Hi, thank you for your reply.
s3 loader was actually the first component in the pipeline that i’ve upgraded from version 0.18 to 2.0.0rc2 - without giving too much thought about compatibility i’ve pushed the change to our
production environments - without problems.
recently I’ve upgraded the
staging and although it’s deployed and running the downstream RDB loader (which is only in
staging) is failing with this error:
INFO Client: Deleted staging directory hdfs://ip-10-5-215-178.ec2.internal:8020/user/hadoop/.sparkStaging/application_1631198412915_0003 Exception in thread "main" org.apache.spark.SparkException: Application application_1631198412915_0003 finished with failed status at org.apache.spark.deploy.yarn.Client.run(Client.scala:1104) at org.apache.spark.deploy.yarn.Client$.main(Client.scala:1150) at org.apache.spark.deploy.yarn.Client.main(Client.scala) at sun.reflect.NativeMethodAccessorImpl.invoke0(Native Method) at sun.reflect.NativeMethodAccessorImpl.invoke(NativeMethodAccessorImpl.java:62) at sun.reflect.DelegatingMethodAccessorImpl.invoke(DelegatingMethodAccessorImpl.java:43) at java.lang.reflect.Method.invoke(Method.java:498) at org.apache.spark.deploy.SparkSubmit$.org$apache$spark$deploy$SparkSubmit$$runMain(SparkSubmit.scala:755) at org.apache.spark.deploy.SparkSubmit$.doRunMain$1(SparkSubmit.scala:180) at org.apache.spark.deploy.SparkSubmit$.submit(SparkSubmit.scala:205) at org.apache.spark.deploy.SparkSubmit$.main(SparkSubmit.scala:119) at org.apache.spark.deploy.SparkSubmit.main(SparkSubmit.scala) 21/09/09 15:56:57 INFO ShutdownHookManager: Shutdown hook called
I’m not too familiar with debugging EMRs so not sure you can make out the error from the above log.

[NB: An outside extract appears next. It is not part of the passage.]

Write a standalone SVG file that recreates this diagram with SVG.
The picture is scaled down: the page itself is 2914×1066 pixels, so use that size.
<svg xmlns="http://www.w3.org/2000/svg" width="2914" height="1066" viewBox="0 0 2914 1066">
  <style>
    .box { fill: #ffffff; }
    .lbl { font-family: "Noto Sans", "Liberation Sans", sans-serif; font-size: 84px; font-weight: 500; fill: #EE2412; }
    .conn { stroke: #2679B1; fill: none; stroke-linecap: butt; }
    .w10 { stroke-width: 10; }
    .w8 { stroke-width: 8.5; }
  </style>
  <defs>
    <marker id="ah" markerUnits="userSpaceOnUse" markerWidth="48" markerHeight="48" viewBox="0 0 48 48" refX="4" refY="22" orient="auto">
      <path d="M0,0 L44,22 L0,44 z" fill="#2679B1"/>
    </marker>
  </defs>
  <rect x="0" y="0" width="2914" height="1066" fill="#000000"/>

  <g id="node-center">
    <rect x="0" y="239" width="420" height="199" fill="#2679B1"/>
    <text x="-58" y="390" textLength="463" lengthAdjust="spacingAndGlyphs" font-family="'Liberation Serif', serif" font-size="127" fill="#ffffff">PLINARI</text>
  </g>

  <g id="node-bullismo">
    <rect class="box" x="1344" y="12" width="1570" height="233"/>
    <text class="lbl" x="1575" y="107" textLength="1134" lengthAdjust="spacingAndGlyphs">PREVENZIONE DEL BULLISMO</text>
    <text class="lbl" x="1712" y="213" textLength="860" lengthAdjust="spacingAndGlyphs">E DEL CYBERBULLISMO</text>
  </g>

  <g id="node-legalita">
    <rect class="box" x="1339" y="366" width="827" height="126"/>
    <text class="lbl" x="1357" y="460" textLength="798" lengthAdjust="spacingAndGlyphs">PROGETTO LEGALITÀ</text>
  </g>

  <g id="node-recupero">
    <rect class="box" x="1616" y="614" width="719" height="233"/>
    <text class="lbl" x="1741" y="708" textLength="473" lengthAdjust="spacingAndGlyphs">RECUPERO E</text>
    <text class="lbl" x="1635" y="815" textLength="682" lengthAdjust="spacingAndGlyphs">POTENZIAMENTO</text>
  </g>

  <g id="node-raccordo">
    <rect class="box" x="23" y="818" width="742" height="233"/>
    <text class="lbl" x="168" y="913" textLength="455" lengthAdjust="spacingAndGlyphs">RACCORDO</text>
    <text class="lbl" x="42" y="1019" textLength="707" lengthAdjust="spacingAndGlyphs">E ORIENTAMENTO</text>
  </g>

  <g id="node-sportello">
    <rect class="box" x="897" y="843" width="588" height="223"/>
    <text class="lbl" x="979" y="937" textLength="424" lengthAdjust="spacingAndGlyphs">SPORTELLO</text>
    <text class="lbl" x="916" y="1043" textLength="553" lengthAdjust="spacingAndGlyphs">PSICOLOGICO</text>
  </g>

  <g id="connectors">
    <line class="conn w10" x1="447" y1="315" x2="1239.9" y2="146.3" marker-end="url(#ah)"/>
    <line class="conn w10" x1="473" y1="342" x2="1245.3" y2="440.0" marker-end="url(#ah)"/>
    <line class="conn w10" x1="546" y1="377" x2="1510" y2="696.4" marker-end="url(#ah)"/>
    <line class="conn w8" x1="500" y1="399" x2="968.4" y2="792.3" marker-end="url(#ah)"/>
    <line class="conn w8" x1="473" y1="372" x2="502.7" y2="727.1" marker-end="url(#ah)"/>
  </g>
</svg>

Found this error in the EMR output:
Data loading error [Amazon](500310) Invalid operation: Cannot COPY into nonexistent table nl_basjes_yauaa_context_1; ERROR: Data loading error [Amazon](500310) Invalid operation: Cannot COPY into nonexistent table nl_basjes_yauaa_context_1; Following steps completed: [Discover]
I guess this error explains what’s missing in my Redshift schema, but not sure how to create the new schema? also, how can i make sure that all my other enrichments are supported by my Redshift Cluster.
In regards to the upgrade steps (going to 0.18.2 then to v1) can’t I simply deploy the newest version “alongside” the old (current) process and then I’ll just change the s3-loader output bucket (to the new RDB input bucket)?